Dementia – Ready for Reality TV?
With the explosion of Reality TV, what used to be considered mundane, private or off-limits is now broadcast in Technicolor for the world to see.
Millions watch survivors forage in the wild or follow pregnant teenage drama. Audiences scrutinize rogue Amish youth, excessive hoarders, extreme coupon clippers and folks battling addictions. Who could’ve imagined these previously taboo topics would be embraced and accepted as entertainment while garnering high advertising revenue and large audiences?
In 2012 over 15 million unpaid caregivers (primarily immediate family members) provided 17.5 Billion hours of dementia care; a contribution to the nation valued at over $216 Billion.

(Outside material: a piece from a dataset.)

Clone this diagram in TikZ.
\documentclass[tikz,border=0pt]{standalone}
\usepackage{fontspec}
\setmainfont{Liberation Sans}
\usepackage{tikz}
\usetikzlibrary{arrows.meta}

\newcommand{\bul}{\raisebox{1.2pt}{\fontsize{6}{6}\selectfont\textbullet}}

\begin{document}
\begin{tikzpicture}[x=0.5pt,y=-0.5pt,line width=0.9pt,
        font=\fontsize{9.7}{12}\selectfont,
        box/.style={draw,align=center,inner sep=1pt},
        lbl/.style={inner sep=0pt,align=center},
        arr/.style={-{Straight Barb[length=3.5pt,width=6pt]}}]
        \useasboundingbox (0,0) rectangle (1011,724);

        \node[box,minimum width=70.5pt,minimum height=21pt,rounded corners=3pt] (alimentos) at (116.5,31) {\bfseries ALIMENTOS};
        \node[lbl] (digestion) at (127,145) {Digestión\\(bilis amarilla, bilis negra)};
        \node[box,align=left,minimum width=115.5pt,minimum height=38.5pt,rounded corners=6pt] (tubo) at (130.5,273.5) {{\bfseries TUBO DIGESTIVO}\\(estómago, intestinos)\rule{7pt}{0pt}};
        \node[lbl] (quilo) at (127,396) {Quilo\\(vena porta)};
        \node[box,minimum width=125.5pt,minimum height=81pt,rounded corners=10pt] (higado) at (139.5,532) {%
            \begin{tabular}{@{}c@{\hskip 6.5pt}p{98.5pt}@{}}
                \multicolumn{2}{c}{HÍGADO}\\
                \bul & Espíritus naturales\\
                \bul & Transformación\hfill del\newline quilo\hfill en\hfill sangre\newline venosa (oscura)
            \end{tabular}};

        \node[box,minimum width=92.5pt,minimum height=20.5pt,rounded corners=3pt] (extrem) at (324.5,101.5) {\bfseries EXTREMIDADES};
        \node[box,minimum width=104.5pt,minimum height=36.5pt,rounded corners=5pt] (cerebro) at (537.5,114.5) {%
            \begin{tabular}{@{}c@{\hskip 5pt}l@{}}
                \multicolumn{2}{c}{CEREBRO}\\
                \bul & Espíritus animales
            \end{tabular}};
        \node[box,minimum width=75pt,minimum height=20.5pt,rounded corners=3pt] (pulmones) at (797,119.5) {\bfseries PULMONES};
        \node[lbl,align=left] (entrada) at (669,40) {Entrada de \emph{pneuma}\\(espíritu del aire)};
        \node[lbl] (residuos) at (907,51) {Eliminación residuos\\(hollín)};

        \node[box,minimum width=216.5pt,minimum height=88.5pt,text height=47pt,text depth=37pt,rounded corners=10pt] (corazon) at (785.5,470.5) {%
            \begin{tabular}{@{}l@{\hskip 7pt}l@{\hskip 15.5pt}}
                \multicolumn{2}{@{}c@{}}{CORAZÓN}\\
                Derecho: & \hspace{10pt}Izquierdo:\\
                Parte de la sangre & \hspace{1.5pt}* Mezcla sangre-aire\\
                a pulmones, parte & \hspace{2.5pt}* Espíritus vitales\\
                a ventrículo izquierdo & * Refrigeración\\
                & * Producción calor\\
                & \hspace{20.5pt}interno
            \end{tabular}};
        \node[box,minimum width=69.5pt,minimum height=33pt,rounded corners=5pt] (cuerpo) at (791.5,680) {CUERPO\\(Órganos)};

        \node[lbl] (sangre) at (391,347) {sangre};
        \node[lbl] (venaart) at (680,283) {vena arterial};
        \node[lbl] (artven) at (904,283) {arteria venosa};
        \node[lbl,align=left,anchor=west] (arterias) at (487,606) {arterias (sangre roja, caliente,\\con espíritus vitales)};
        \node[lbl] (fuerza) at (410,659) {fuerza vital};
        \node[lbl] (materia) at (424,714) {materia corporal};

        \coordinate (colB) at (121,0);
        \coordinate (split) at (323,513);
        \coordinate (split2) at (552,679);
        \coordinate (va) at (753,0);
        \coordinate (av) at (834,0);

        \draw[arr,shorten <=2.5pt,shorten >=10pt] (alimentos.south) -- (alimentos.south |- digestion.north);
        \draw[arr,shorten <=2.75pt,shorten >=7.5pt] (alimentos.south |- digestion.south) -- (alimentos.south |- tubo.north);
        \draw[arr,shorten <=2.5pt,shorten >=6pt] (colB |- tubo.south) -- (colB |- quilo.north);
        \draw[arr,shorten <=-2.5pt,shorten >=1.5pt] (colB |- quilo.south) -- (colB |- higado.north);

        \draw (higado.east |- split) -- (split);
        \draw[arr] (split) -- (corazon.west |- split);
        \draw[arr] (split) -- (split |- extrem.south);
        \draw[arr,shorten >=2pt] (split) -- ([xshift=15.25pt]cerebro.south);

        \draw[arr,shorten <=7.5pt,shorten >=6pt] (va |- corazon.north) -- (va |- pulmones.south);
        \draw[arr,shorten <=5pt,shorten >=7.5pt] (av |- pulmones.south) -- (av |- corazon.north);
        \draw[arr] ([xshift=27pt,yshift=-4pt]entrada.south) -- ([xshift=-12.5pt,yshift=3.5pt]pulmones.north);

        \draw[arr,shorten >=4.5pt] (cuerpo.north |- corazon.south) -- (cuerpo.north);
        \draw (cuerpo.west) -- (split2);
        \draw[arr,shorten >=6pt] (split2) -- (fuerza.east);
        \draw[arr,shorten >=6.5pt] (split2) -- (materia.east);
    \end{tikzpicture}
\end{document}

Those unpaid family care partners deliver 80% of all community based dementia care. Fewer than 10% of older adults will receive their care from paid providers. **
If Dementia had a Reality TV series; the audience could swell to over 15 million!
Television executives have found a way to make bizarre quirks and addictions part of the entertainment cycle; why not share the stories from the frontlines of Dementia care? Raising awareness for this undeniable human condition is essential.
Most made-for-TV-dramas follow a pattern. They begin with a ‘set-up’ followed by a crisis which results in conflict and angst and it’s all wrapped up with a red-bow-of-resolution at the end of the hour.
Those of us who deliver dementia caregiving support can share scenarios of laughter and sadness. We are advocates, cooks, cleaners and personal shoppers. We assist with many or most of the activities of daily living, for those in our care. We cheer a success as we simultaneously mourn the loss of those in our care, in real time. The storylines are endless. The drama can be high while the rewards are sometime minimal.
Yet, the 15+ million continue to press on, while frequently battling our own limitations through stressful conditions. The ‘red-bow-of-resolution’ may not be traditional, but we celebrate the small victories each and every day when they occur.
Dementia isn’t sexy.
Dementia is often misunderstood and too frequently goes un-diagnosed.
But, it certainly is reality.
**Alzheimer’s Facts & Figures, 2013.